The immediate cause of Tuesday's price spike was a drone attack on a production site of Abu Dhabi National Oil Company (ADNOC). Three tankers were blown up. Responsibility for the attack has been claimed by Yemen's Houthi. Although there was no damage to the production installations, traders were very shocked. Supply is currently tight and anything that can negatively influence it therefore has a relatively large effect on the market.
Both OPEC+ and the IEA released a forecast for this year's demand this week. Both agencies expect oil demand to grow to 100 million barrels per day. Sources at OPEC+ report that it is not inconceivable that oil will break the $100 barrier in the not too distant future. The cartel would not like it if this actually happens.
Tension in Europe
The increasing tensions between Ukraine and Russia and the position taken by the European Union and the United States also have a major effect on the market. The chance that Russia will invade Ukraine is increasingly seen as real. A large-scale attack, in which Russian tanks cross the border en masse, is not so obvious. A scenario in which the army will support separatist groups - as in 2014 - is considered more likely.
Although the West appears unwilling to get involved in a possible conflict with soldiers on the ground, sanctions could hit Russia hard. Europe is largely dependent on Russia for its energy supply, especially in the field of gas. Putin uses these deliveries as leverage, but at the same time the Russian budget also relies heavily on the revenues. Reuters reports that the United States government has spoken with a number of oil and gas companies about a contingency plan to supply the European Union with energy if supplies from Russia are sanctioned due to an incursion into Ukraine.

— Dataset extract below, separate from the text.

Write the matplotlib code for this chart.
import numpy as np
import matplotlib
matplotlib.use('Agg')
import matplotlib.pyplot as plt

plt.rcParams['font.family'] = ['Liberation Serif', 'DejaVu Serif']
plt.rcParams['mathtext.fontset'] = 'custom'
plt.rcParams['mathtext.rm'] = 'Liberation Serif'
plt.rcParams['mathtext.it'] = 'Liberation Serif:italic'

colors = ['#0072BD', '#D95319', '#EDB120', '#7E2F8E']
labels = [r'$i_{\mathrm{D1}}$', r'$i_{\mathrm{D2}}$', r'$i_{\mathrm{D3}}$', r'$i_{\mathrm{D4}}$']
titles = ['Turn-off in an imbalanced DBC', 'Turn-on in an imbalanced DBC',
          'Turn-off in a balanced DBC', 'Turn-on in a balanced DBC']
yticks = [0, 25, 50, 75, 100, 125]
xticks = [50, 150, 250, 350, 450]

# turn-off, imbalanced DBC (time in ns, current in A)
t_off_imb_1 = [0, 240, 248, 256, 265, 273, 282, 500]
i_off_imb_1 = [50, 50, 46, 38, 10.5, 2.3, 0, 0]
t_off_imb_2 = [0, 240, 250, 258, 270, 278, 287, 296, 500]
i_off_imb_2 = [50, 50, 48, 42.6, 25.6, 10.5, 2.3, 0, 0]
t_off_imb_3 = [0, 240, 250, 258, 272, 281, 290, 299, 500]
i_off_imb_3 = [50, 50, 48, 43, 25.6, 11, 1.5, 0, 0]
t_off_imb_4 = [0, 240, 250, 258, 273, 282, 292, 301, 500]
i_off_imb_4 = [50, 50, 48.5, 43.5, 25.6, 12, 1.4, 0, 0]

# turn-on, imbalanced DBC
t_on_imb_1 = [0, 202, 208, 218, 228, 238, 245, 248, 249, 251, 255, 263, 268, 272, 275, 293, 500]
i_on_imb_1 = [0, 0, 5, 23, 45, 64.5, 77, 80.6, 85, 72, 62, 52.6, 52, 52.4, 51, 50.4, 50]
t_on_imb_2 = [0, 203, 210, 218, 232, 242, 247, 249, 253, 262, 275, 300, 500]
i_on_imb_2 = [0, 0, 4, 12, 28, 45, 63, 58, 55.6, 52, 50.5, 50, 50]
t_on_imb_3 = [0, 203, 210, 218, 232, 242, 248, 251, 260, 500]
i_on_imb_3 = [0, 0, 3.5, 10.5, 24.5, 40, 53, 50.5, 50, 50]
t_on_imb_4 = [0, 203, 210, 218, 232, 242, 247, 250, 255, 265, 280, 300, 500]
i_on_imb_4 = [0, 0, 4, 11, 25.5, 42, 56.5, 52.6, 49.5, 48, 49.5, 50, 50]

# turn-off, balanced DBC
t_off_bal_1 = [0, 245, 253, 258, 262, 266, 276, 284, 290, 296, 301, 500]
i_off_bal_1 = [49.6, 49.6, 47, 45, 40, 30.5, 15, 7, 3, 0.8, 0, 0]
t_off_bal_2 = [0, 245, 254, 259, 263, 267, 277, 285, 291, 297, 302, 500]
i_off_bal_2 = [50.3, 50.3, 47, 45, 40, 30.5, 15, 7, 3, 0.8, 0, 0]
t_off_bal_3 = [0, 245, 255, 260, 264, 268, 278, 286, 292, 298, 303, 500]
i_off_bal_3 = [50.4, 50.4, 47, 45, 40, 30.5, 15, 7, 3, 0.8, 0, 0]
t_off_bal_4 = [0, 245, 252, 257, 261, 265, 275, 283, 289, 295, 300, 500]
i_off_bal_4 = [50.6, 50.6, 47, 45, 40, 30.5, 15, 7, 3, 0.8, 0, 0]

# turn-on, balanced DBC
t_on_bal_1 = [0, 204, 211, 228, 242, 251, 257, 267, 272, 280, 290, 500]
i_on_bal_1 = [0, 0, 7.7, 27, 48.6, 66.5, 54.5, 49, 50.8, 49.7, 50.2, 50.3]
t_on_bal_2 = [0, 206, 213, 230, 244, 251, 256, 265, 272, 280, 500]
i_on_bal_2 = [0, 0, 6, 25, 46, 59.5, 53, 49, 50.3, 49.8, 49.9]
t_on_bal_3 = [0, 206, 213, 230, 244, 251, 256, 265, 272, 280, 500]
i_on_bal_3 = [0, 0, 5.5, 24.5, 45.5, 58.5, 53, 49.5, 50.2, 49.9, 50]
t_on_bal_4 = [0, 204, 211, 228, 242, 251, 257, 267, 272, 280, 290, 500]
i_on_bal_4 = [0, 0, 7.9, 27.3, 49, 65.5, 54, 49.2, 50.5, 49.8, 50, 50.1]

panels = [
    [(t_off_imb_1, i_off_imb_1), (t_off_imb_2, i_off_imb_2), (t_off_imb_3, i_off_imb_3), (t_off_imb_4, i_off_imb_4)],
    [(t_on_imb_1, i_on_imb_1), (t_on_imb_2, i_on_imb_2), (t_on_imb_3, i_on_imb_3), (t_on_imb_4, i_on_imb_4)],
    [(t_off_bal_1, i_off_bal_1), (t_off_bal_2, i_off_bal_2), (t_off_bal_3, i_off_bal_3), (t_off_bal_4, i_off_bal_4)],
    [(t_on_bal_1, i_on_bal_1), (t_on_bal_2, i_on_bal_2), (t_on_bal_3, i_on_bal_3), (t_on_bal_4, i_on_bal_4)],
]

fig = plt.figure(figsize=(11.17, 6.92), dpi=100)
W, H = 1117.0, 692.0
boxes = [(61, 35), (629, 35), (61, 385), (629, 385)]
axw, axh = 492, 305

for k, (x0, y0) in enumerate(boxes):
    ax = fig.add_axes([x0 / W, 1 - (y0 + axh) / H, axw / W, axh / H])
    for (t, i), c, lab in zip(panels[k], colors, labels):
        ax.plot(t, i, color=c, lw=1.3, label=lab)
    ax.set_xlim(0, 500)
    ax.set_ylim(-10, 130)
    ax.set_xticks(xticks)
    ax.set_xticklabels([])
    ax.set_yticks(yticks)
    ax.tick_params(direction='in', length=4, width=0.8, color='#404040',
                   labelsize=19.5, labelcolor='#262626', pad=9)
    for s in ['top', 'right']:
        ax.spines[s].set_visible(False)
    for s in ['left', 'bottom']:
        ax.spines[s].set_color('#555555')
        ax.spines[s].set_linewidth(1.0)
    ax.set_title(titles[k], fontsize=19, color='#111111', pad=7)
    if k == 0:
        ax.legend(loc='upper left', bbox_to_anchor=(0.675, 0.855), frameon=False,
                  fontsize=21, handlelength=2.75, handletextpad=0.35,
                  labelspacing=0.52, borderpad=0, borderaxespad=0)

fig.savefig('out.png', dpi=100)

There is also speculation about Russia's disconnection from the international payment system SWIFT. Then selling oil in dollars is virtually impossible for Russia and China - with which the Russians have their own payment system - remains one of the few destinations. This also severely disrupts the sale of oil from the Middle East.
Diesel price
The geopolitical tensions are also reflected in the diesel price. On Monday, January 17, the price rose to €128,02 per 100 liters. On Thursday, January 20, this rose to €130,02 per 100 liters. The price dropped slightly again on Friday 21 January. But at €129,78 per 100 liters, diesel is still unprecedentedly expensive.